Portfolio Result: Actual payouts from September to May totaled 210,700 RUB (~2,340 USD) on a 2 million RUB investment. Indicative yield: 23% per annum.

Important: This portfolio is not for beginners. It requires a brokerage account, understanding of risks, and readiness for some bonds to lose value (as happened with EuroTrans and Baltic Leasing in this portfolio).

The Bond Ladder Strategy

To keep money working and maintain liquidity, buy bonds maturing in 1, 2, 3, and 4 years. When the first bonds mature after a year, you get the face value and either spend it or reinvest in new securities.

What Are Floaters and Why You Need Them

A floater is a bond with a floating coupon (usually key rate + fixed percentage). For example, the bond "ID Collect 001P-02" pays key rate + 5% per annum. With a key rate of 14.5%, that's 19.5% per annum. Coupons are monthly.

Advantage: If the key rate rises, your income rises with it. You don't get stuck with a low fixed coupon for years.


Common Mistakes and How to Avoid Them

| Mistake | Consequence | Solution |

|---------|-------------|----------|

| Putting all money into one instrument | If the issuer has problems, you lose everything | Diversify: 3–5 different bonds or a deposit + bonds |

| Chasing maximum yield (20%+) | High default risk, loss of principal | Match yield with rating: AAA — 14–17%, BB — 16–20%+ |

| Not accounting for taxes | You get 20% per annum, but after taxes it's 17.4% | Factor in 13–15% for taxes in calculations |

| Buying long-term bonds (5–10 years) and selling early | Loss due to price decline | For short horizons (1–2 years), choose short bonds or floaters |

| Ignoring broker and fund fees | Yield drops by 0.5–1.5% | Compare tariffs; for small amounts (up to 1,000 USD), a deposit may be better |


Summary: Brief Conclusion and Next Step

Monthly interest income in 2026 is a reality. The choice depends on your risk tolerance and desired yield.

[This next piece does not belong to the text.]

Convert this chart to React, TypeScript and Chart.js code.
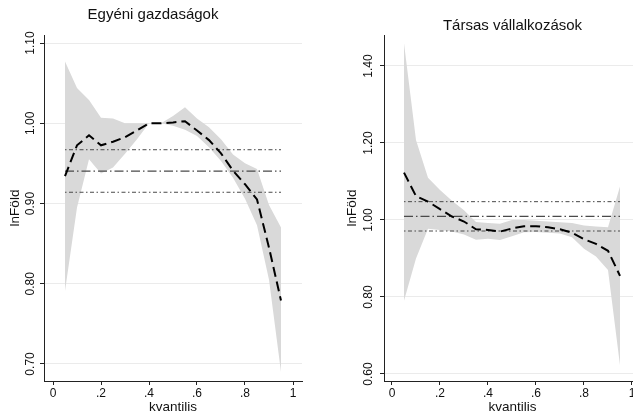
import React, { useEffect, useRef } from "react";
import { Chart, registerables } from "chart.js";

Chart.register(...registerables);
Chart.defaults.font.family = "'Liberation Sans', Arial, Helvetica, sans-serif";
Chart.defaults.color = "#111";

// ---- shared data ----
const QUANTILES = [0.05, 0.1, 0.15, 0.2, 0.25, 0.3, 0.35, 0.4, 0.45, 0.5, 0.55, 0.6, 0.65, 0.7, 0.75, 0.8, 0.85, 0.9, 0.95];
const X_TICKS = [0, 0.2, 0.4, 0.6, 0.8, 1];
const OLS_SPAN = [0.05, 0.95];
const X_TITLE = "kvantilis";
const Y_TITLE = "lnFöld";

// ---- Egyéni gazdaságok ----
const EGY_TITLE = "Egyéni gazdaságok";
const EGY_EST = [0.934, 0.9725, 0.985, 0.9725, 0.977, 0.9825, 0.991, 1.0, 1.0, 1.001, 1.0025, 0.991, 0.979, 0.9625, 0.941, 0.924, 0.905, 0.845, 0.779];
const EGY_UPPER = [1.077, 1.044, 1.029, 1.007, 1.006, 1.0, 1.0, 1.0, 1.0, 1.009, 1.02, 1.006, 0.995, 0.98, 0.961, 0.95, 0.943, 0.898, 0.87];
const EGY_LOWER = [0.791, 0.895, 0.955, 0.9375, 0.945, 0.962, 0.98, 1.0, 1.0, 0.997, 0.992, 0.984, 0.97, 0.953, 0.932, 0.906, 0.873, 0.805, 0.69];
const EGY_OLS = [0.9404];
const EGY_OLS_HI = [0.967];
const EGY_OLS_LO = [0.914];
const EGY_Y_TICKS = [0.7, 0.8, 0.9, 1.0, 1.1];

// ---- Társas vállalkozások ----
const TAR_TITLE = "Társas vállalkozások";
const TAR_EST = [1.123, 1.062, 1.048, 1.028, 1.009, 0.996, 0.976, 0.974, 0.97, 0.978, 0.984, 0.984, 0.981, 0.976, 0.967, 0.95, 0.938, 0.92, 0.855];
const TAR_UPPER = [1.459, 1.208, 1.11, 1.078, 1.05, 1.025, 0.995, 0.992, 0.99, 1.0, 1.0, 0.998, 0.996, 0.994, 0.992, 0.986, 0.983, 0.981, 1.087];
const TAR_LOWER = [0.79, 0.9, 0.977, 0.974, 0.97, 0.962, 0.949, 0.951, 0.948, 0.958, 0.968, 0.969, 0.967, 0.965, 0.955, 0.925, 0.905, 0.87, 0.623];
const TAR_OLS = [1.0095];
const TAR_OLS_HI = [1.0476];
const TAR_OLS_LO = [0.9714];
const TAR_Y_TICKS = [0.6, 0.8, 1.0, 1.2, 1.4];

type PanelOpts = {
  title: string;
  est: number[];
  upper: number[];
  lower: number[];
  ols: number[];
  olsHi: number[];
  olsLo: number[];
  yTicks: number[];
  yMin: number;
  yMax: number;
  xMin: number;
  xMax: number;
  padLeft: number;
  padRight: number;
  yAxisWidth: number;
  titleFull: boolean;
  titlePadTop: number;
  titlePadBottom: number;
  yTickPad: number;
  yTitlePad: number;
};

const pts = (ys: number[]) => QUANTILES.map((q, i) => ({ x: q, y: ys[i] }));
const hline = (v: number[]) => OLS_SPAN.map((x) => ({ x, y: v[0] }));

const fmtX = (v: number) => (Number.isInteger(v) ? String(v) : v.toFixed(1).replace(/^0/, ""));

function buildConfig(p: PanelOpts): any {
  return {
    type: "line",
    data: {
      datasets: [
        {
          data: pts(p.est),
          borderColor: "#000",
          borderWidth: 2,
          borderDash: [10, 5],
          pointRadius: 0,
          fill: false,
          order: 0,
        },
        {
          data: hline(p.ols),
          borderColor: "#4a4a4a",
          borderWidth: 1.2,
          borderDash: [9, 3, 1.5, 3],
          pointRadius: 0,
          fill: false,
          order: 1,
        },
        {
          data: hline(p.olsHi),
          borderColor: "#4a4a4a",
          borderWidth: 1,
          borderDash: [1.5, 2.5, 4, 2.5],
          pointRadius: 0,
          fill: false,
          order: 1,
        },
        {
          data: hline(p.olsLo),
          borderColor: "#4a4a4a",
          borderWidth: 1,
          borderDash: [1.5, 2.5, 4, 2.5],
          pointRadius: 0,
          fill: false,
          order: 1,
        },
        {
          data: pts(p.upper),
          borderColor: "rgba(0,0,0,0)",
          borderWidth: 0,
          backgroundColor: "#d9d9d9",
          pointRadius: 0,
          fill: "+1",
          order: 2,
        },
        {
          data: pts(p.lower),
          borderColor: "rgba(0,0,0,0)",
          borderWidth: 0,
          pointRadius: 0,
          fill: false,
          order: 2,
        },
      ],
    },
    options: {
      animation: false,
      responsive: false,
      events: [],
      layout: { padding: { left: p.padLeft, right: p.padRight, top: 0, bottom: 0 } },
      plugins: {
        legend: { display: false },
        tooltip: { enabled: false },
        title: {
          display: true,
          text: p.title,
          fullSize: p.titleFull,
          color: "#111",
          font: { size: 15, weight: "normal" },
          padding: { top: p.titlePadTop, bottom: p.titlePadBottom },
        },
      },
      scales: {
        x: {
          type: "linear",
          min: p.xMin,
          max: p.xMax,
          afterBuildTicks: (s: any) => {
            s.ticks = X_TICKS.map((v) => ({ value: v }));
          },
          afterFit: (s: any) => {
            s.height = 34;
          },
          ticks: {
            callback: (v: any) => fmtX(Number(v)),
            font: { size: 12 },
            padding: 1.5,
            maxRotation: 0,
            autoSkip: false,
            color: "#111",
          },
          grid: { drawOnChartArea: false, drawTicks: true, tickLength: 4, tickColor: "#222", tickWidth: 1 },
          border: { display: true, color: "#222", width: 1 },
          title: { display: true, text: X_TITLE, font: { size: 13.5 }, padding: { top: 0, bottom: 0 }, color: "#111" },
        },
        y: {
          type: "linear",
          min: p.yMin,
          max: p.yMax,
          afterBuildTicks: (s: any) => {
            s.ticks = p.yTicks.map((v) => ({ value: v }));
          },
          afterFit: (s: any) => {
            s.width = p.yAxisWidth;
          },
          ticks: {
            callback: (v: any) => Number(v).toFixed(2),
            font: { size: 12 },
            minRotation: 90,
            maxRotation: 90,
            crossAlign: "center",
            padding: p.yTickPad,
            autoSkip: false,
            color: "#111",
          },
          grid: { color: "#ebebeb", lineWidth: 1, drawTicks: true, tickLength: 4, tickColor: "#222", tickWidth: 1 },
          border: { display: true, color: "#222", width: 1 },
          title: { display: true, text: Y_TITLE, font: { size: 13.5 }, padding: { top: p.yTitlePad, bottom: 0 }, color: "#111" },
        },
      },
    },
  };
}

function Panel({ opts, left, width }: { opts: PanelOpts; left: number; width: number }) {
  const ref = useRef<HTMLCanvasElement>(null);
  useEffect(() => {
    const chart = new Chart(ref.current as HTMLCanvasElement, buildConfig(opts));
    return () => chart.destroy();
  }, []);
  return (
    <canvas
      ref={ref}
      width={width}
      height={415}
      style={{ position: "absolute", left, top: 0, width, height: 415, display: "block" }}
    />
  );
}

const LEFT_PANEL: PanelOpts = {
  title: EGY_TITLE,
  est: EGY_EST,
  upper: EGY_UPPER,
  lower: EGY_LOWER,
  ols: EGY_OLS,
  olsHi: EGY_OLS_HI,
  olsLo: EGY_OLS_LO,
  yTicks: EGY_Y_TICKS,
  yMin: 0.67875,
  yMax: 1.11,
  xMin: -0.0375,
  xMax: 1.0375,
  padLeft: 4,
  padRight: 18,
  yAxisWidth: 40,
  titleFull: true,
  titlePadTop: 6,
  titlePadBottom: 11,
  yTickPad: -2,
  yTitlePad: 3,
};

const RIGHT_PANEL: PanelOpts = {
  title: TAR_TITLE,
  est: TAR_EST,
  upper: TAR_UPPER,
  lower: TAR_LOWER,
  ols: TAR_OLS,
  olsHi: TAR_OLS_HI,
  olsLo: TAR_OLS_LO,
  yTicks: TAR_Y_TICKS,
  yMin: 0.5818,
  yMax: 1.4805,
  xMin: -0.0333,
  xMax: 1.0375,
  padLeft: 21.5,
  padRight: 19,
  yAxisWidth: 42.5,
  titleFull: false,
  titlePadTop: 16.7,
  titlePadBottom: 0.3,
  yTickPad: -0.5,
  yTitlePad: 3,
};

export default function App() {
  return (
    <div
      style={{
        position: "absolute",
        left: 0,
        top: 0,
        width: 633,
        height: 415,
        overflow: "hidden",
        background: "#fff",
      }}
    >
      <Panel opts={LEFT_PANEL} left={0} width={320} />
      <Panel opts={RIGHT_PANEL} left={320} width={340} />
    </div>
  );
}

| Your Profile | Instrument | Approximate Yield | Risk | Complexity |

|--------------|------------|-------------------|------|------------|

| Conservative (don't want to risk) | Bank deposit with monthly payout | 9–12% | Minimal | Low |

| Moderate (want higher income) | Savings account + "migration" between banks | 10–15% (floating) | Low | Medium |

| Advanced (ready to learn) | Bonds with monthly coupons (Magnit, MTS, Novabev) | 14–17% | Medium | Medium |

| Experienced (diversify risks) | Portfolio of floaters and quasi-currency bonds | 18–23% | Above average | High |

Your Next Step Right Now:

  • Calculate how much monthly income you need. For example, an extra 100 USD per month (9,000 RUB). At a 12% yield, you'd need about 10,000 USD (900,000 RUB).
  • Determine your horizon. If you need the money in a year, go for a deposit or short-term bonds. If in 3–5 years, you can build a portfolio of floaters and long-term bonds.
  • For a hassle-free start: Open a savings account at a bank with a high introductory rate (look for 12–14%). Deposit money and receive interest each month. This takes 10 minutes in the app.
  • If you want 15%+: Open a brokerage account in the T-Bank, Sber, or VTB app (free). Buy Magnit bonds maturing in a year (yield 17%). Receive coupons monthly into your brokerage account.

Remember: money should work. Even 10,000 USD at 12% per annum will give you 100 USD in monthly passive income. And 100 USD is a dinner out, a gym membership, or a gift for loved ones—money you earn not by working, but simply by having your money in the right place. Start small, and monthly income will become your reality.